I think this will be the funniest to those who have lived in AK (or somewhere) enough to be familiar with the whole “dry-cabin” lifestyle.

This is the result of a 10-minute writing exercise at a workshop I attended a few weeks ago. It was really fun: I was off eating good food, writing and listening from 9-4 one Saturday. Great fun.

For this one, the guy directing introduced the idea of “Claytomancy,” which he called a form of divination based on the odd words or phrases we overhear and/or stick with us. I haven’t been able to find that word anywhere else, but it’s an interesting idea.

He made the assumption that we, as a group of writers, would have these trails of words circulating in our minds, and passing out 3×5 cards asked us to write either a phrase that’s been on our minds or 3 individual words that have been sticking with us. Then he collected and redistributed them.

My phrase was “He was afraid of plumbing.”

Plumbing was one of those things he knew he’d never understand. The dank dripping darkness that never left the slimy pipes of his imagination.

He would never open those cabinet doors. The trash can was available to the cat, the dog, the children, because he couldn’t bring himself to open those doors under the sink. He only knew the boiler room existed because it would wake, dragon-like, to periodically shake the house.

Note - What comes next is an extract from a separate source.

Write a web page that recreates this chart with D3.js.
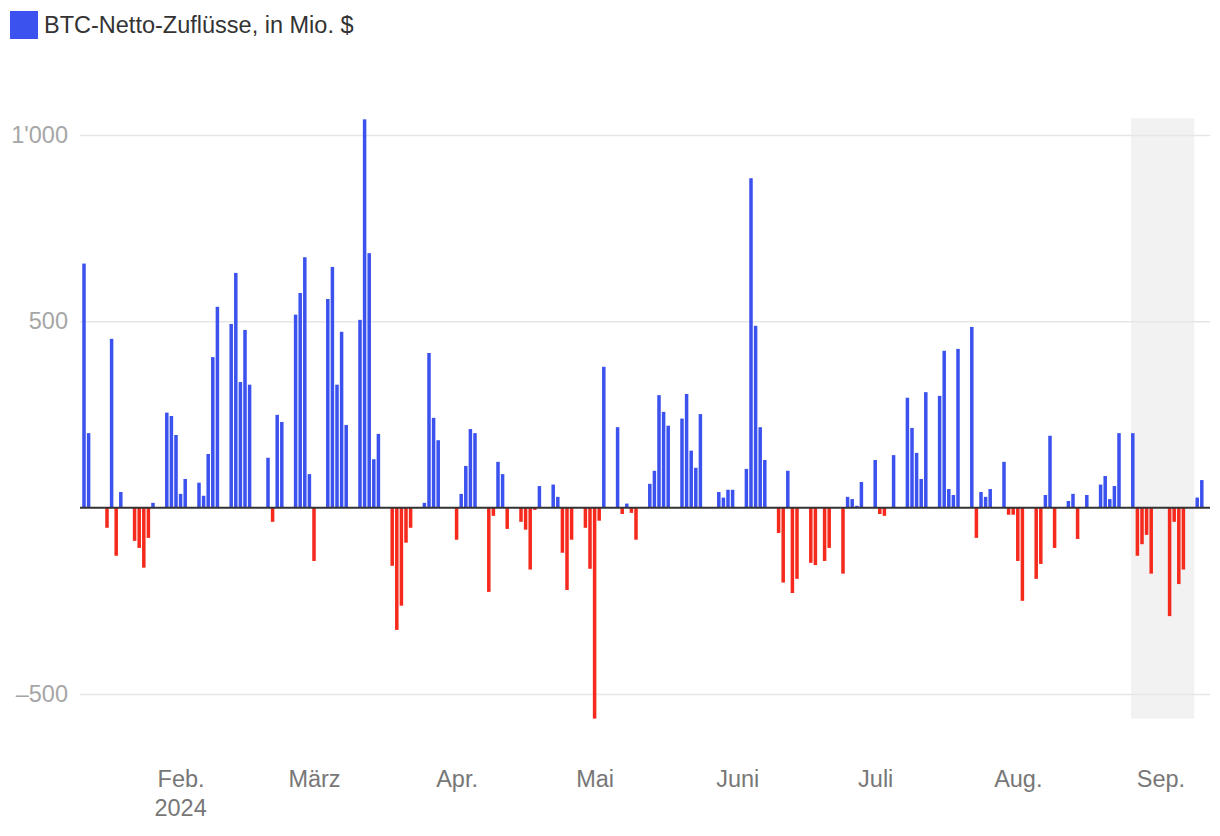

He would have jumped off a bridge to escape his torment– but didn’t know what would meet him in the river.

That’s why he moved to a dry cabin: to get away from the plumbing.


Turns out this line was from the workshop leader, and after living in Unalaska w/o plumbing for 15-20 years, and only having running water for about 2 years (he even refused to use it at first), he said in the end that this all was truer than he cared to admit.

And sorry to anybody else who doesn’t find this funny– maybe it’s a “you had to be there” moment, where the youngest person in the group is trying to read something ridiculous to a group of strangers, straight-faced.